## What is asked
Return the material exactly, first line through the line containing "(10,15.5) -- (665,15.5);", and nothing more. Pictures stay out.
::: Stored data :::
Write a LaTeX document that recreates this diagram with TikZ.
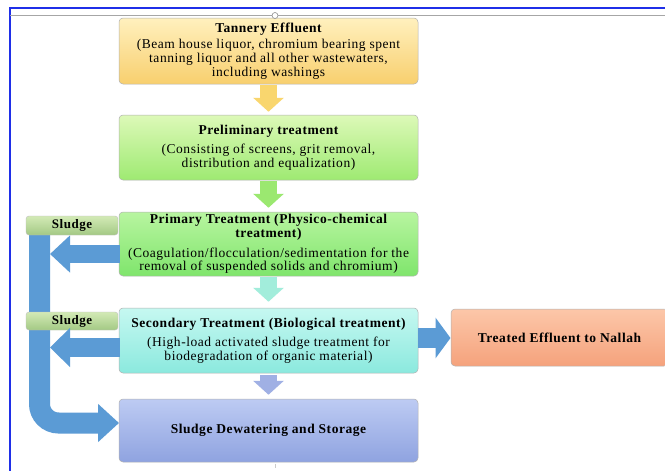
\documentclass[tikz,border=0pt]{standalone}
\usepackage{fontspec}
\setmainfont{Liberation Serif}[LetterSpace=4]
\usetikzlibrary{arrows.meta}
\definecolor{tanTop}{HTML}{FFF0BE}
\definecolor{tanBot}{HTML}{F8CF6E}
\definecolor{preTop}{HTML}{DDF9B8}
\definecolor{preBot}{HTML}{9EEA72}
\definecolor{priTop}{HTML}{B8F5A0}
\definecolor{priBot}{HTML}{7FE56C}
\definecolor{secTop}{HTML}{C6F8F1}
\definecolor{secBot}{HTML}{8BE9DE}
\definecolor{dewTop}{HTML}{BDCBF3}
\definecolor{dewBot}{HTML}{8FA3E0}
\definecolor{trTop}{HTML}{FCC7A9}
\definecolor{trBot}{HTML}{F5A27C}
\definecolor{slTop}{HTML}{D3EAB6}
\definecolor{slBot}{HTML}{A3C984}
\definecolor{flowBlue}{HTML}{5B9BD5}
\definecolor{arrYel}{HTML}{F9D66E}
\definecolor{arrGrn}{HTML}{9BE870}
\definecolor{arrTeal}{HTML}{A2EDDB}
\definecolor{arrLav}{HTML}{A0B0E4}
\definecolor{frameBlue}{HTML}{1F2FE8}
\begin{document}
\begin{tikzpicture}[x=1pt,y=-1pt,
  box/.style={draw=black!30, line width=0.5pt, rounded corners=4pt,
    minimum width=299pt, align=center, inner sep=2pt,
    font=\fontsize{13.5}{13.6}\selectfont},
  sludgelabel/.style={draw=black!25, line width=0.4pt, rounded corners=3pt,
    top color=slTop, bottom color=slBot, minimum width=92pt, inner sep=0pt,
    font=\fontsize{13}{13.5}\selectfont\bfseries},
  downflow/.style={line width=17pt, -{Triangle[width=30pt,length=14pt]}},
  sideflow/.style={flowBlue, line width=#1},
]
\useasboundingbox (0,0) rectangle (665,471);
\fill[white] (0,0) rectangle (665,471);
% frame
\draw[frameBlue, line width=1.2pt] (10,471) -- (10,8) -- (665,8);
\draw[black!35, line width=0.6pt] (10,15.5) -- (665,15.5);

% big blue sludge band (drawn first)
\coordinate (bandtop) at (39.5,235);
\coordinate (bandcorner) at (39.5,423);
\coordinate (bandend) at (119,423);
\draw[sideflow=21pt, rounded corners=19pt, -{Triangle[width=37pt,length=21pt]}]
  (bandtop) -- (bandcorner) -- (bandend);

% boxes
\node[box, top color=tanTop, bottom color=tanBot, minimum height=66pt] (te) at (268.5,51)
 {{\bfseries Tannery Effluent}\\[3pt]
  (Beam house liquor, chromium bearing spent\\
  tanning liquor and all other wastewaters,\\
  including washings};
\node[box, top color=preTop, bottom color=preBot, minimum height=65pt] (pre) at (268.5,147.5)
 {{\bfseries Preliminary treatment}\\[6pt]
  (Consisting of screens, grit removal,\\
  distribution and equalization)};
\node[box, top color=priTop, bottom color=priBot, minimum height=64pt] (pri) at (268.5,244)
 {\\[-4pt]{\bfseries Primary Treatment (Physico-chemical}\\
  {\bfseries treatment)}\\[6pt]
  (Coagulation/flocculation/sedimentation for the\\
  removal of suspended solids and chromium)};
\node[box, top color=secTop, bottom color=secBot, minimum height=65pt] (sec) at (268.5,340.5)
 {{\bfseries Secondary Treatment (Biological treatment)}\\[6pt]
  (High-load activated sludge treatment for\\
  biodegradation of organic material)};
\node[box, top color=dewTop, bottom color=dewBot, minimum height=63pt] (dew) at (268.5,430.5)
 {\bfseries Sludge Dewatering and Storage};
\node[box, top color=trTop, bottom color=trBot, minimum width=217pt, minimum height=57pt] (tr) at (559.5,337.5)
 {\bfseries Treated Effluent to Nallah};

% sludge labels
\node[sludgelabel, minimum height=19pt] (sl1) at (72,225.5) {Sludge};
\node[sludgelabel, minimum height=18pt] (sl2) at (72,321) {Sludge};

% left sludge arrows
\coordinate (pout) at (119.5,254);
\coordinate (pin) at (50,254);
\draw[sideflow=18pt, -{Triangle[width=36pt,length=20pt]}] (pout) -- (pin);
\coordinate (sout) at (119.5,347.5);
\coordinate (sin) at (50,347.5);
\draw[sideflow=19pt, -{Triangle[width=38pt,length=20pt]}] (sout) -- (sin);

% right arrow to treated effluent
\coordinate (rout) at (418,338);
\coordinate (rin) at (450.5,338);
\draw[sideflow=20pt, -{Triangle[width=40pt,length=15pt]}] (rout) -- (rin);

% vertical flow arrows
\draw[downflow, arrYel] ([yshift=-1pt]te.south) -- ([yshift=3pt]pre.north);
\draw[downflow, arrGrn] ([yshift=-1pt]pre.south) -- ([yshift=4pt]pri.north);
\draw[downflow, arrTeal] ([yshift=-1pt]pri.south) -- ([yshift=6pt]sec.north);
\draw[downflow, arrLav] ([yshift=-2pt]sec.south) -- ([yshift=4pt]dew.north);

% small marks
\draw[black!45, fill=white, line width=0.6pt] (275,15.5) circle (3pt);
\draw[black!20, line width=0.8pt] (275,464) -- (275,468);
\end{tikzpicture}
\end{document}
:::
## Exercise solution
Write a LaTeX document that recreates this diagram with TikZ.
\documentclass[tikz,border=0pt]{standalone}
\usepackage{fontspec}
\setmainfont{Liberation Serif}[LetterSpace=4]
\usetikzlibrary{arrows.meta}
\definecolor{tanTop}{HTML}{FFF0BE}
\definecolor{tanBot}{HTML}{F8CF6E}
\definecolor{preTop}{HTML}{DDF9B8}
\definecolor{preBot}{HTML}{9EEA72}
\definecolor{priTop}{HTML}{B8F5A0}
\definecolor{priBot}{HTML}{7FE56C}
\definecolor{secTop}{HTML}{C6F8F1}
\definecolor{secBot}{HTML}{8BE9DE}
\definecolor{dewTop}{HTML}{BDCBF3}
\definecolor{dewBot}{HTML}{8FA3E0}
\definecolor{trTop}{HTML}{FCC7A9}
\definecolor{trBot}{HTML}{F5A27C}
\definecolor{slTop}{HTML}{D3EAB6}
\definecolor{slBot}{HTML}{A3C984}
\definecolor{flowBlue}{HTML}{5B9BD5}
\definecolor{arrYel}{HTML}{F9D66E}
\definecolor{arrGrn}{HTML}{9BE870}
\definecolor{arrTeal}{HTML}{A2EDDB}
\definecolor{arrLav}{HTML}{A0B0E4}
\definecolor{frameBlue}{HTML}{1F2FE8}
\begin{document}
\begin{tikzpicture}[x=1pt,y=-1pt,
  box/.style={draw=black!30, line width=0.5pt, rounded corners=4pt,
    minimum width=299pt, align=center, inner sep=2pt,
    font=\fontsize{13.5}{13.6}\selectfont},
  sludgelabel/.style={draw=black!25, line width=0.4pt, rounded corners=3pt,
    top color=slTop, bottom color=slBot, minimum width=92pt, inner sep=0pt,
    font=\fontsize{13}{13.5}\selectfont\bfseries},
  downflow/.style={line width=17pt, -{Triangle[width=30pt,length=14pt]}},
  sideflow/.style={flowBlue, line width=#1},
]
\useasboundingbox (0,0) rectangle (665,471);
\fill[white] (0,0) rectangle (665,471);
% frame
\draw[frameBlue, line width=1.2pt] (10,471) -- (10,8) -- (665,8);
\draw[black!35, line width=0.6pt] (10,15.5) -- (665,15.5);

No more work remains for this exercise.